UN cites slow global recovery, Europe in trouble
By Justin Damian
THE global economy is slowly rebounding from the worst of the recession but the recovery remains too anaemic to create enough jobs to replace those lost so far, a new United Nations report says
The updated 2010 World Economic Situation and Prospects, released by the UN Department for Economic and Social Affairs (DESA), finds that world gross product started to grow again in the early months of this year after it contracted by 2 per cent last year amid the most severe international recession since World War Two.
The report predicts that the global economy will grow by 3 per cent this year and then by another 3.1 per cent next year, thanks in part to fiscal stimulus packages and expansionary monetary policies introduced by governments worldwide.
Household consumption and business investment are both showing tentative signs of revival and international trade is also on the increase again, although still below its pre-crisis peak.
But the pace of the recovery remains subdued and “far from sufficient to recuperate the job losses and close the output gap created” during the recession, according to the report’s authors.
“There’s good news and there’s bad news,” Rob Vos, Director of Development Policy Analysis in DESA, told reporters as he presented the report. “The good news is that the crisis in the real economy has abated and we see continued recovery, but at the same time it’s weak and uneven.
“The bad news is that there’s continued downside risks to this outlook which may lead us to mediocre growth prospects for the coming years,” he added.
The report notes that the global economy still contains important weaknesses, with credit flows to non-financial sectors remaining relatively weak, especially in some wealthier industrialized nations.
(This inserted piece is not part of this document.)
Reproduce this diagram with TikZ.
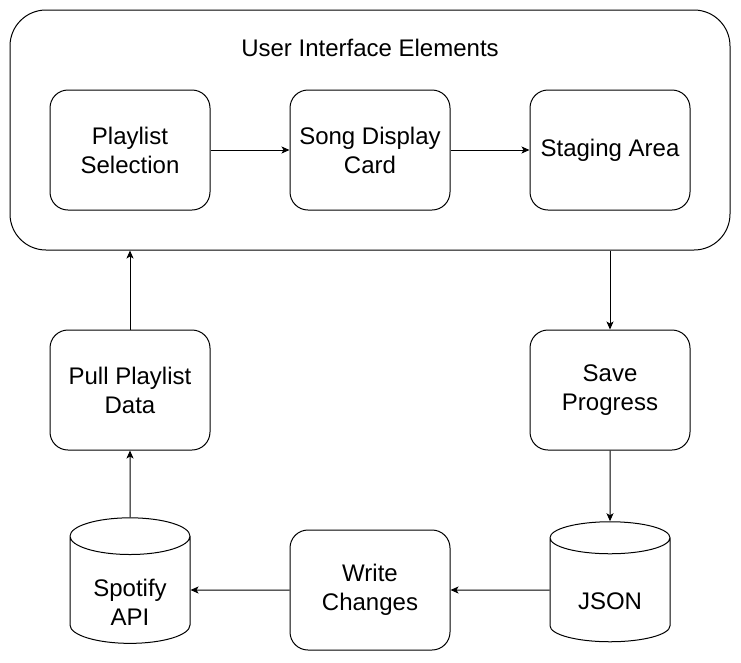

The public finances of some developed countries, such as Greece, Portugal, Spain and Ireland, have also deteriorated.
“Facing elevated unemployment rates, soaring public debt, and limited credit flows, growth prospects for most developed economies remain lack luster, unable to provide sufficient impetus to the global economy,” the report states.
The world’s developed economies are expected to collectively grow by only 1.9 per cent this year and 2.1 per cent in 2011, with countries in the so-called Euro zone struggling most of all.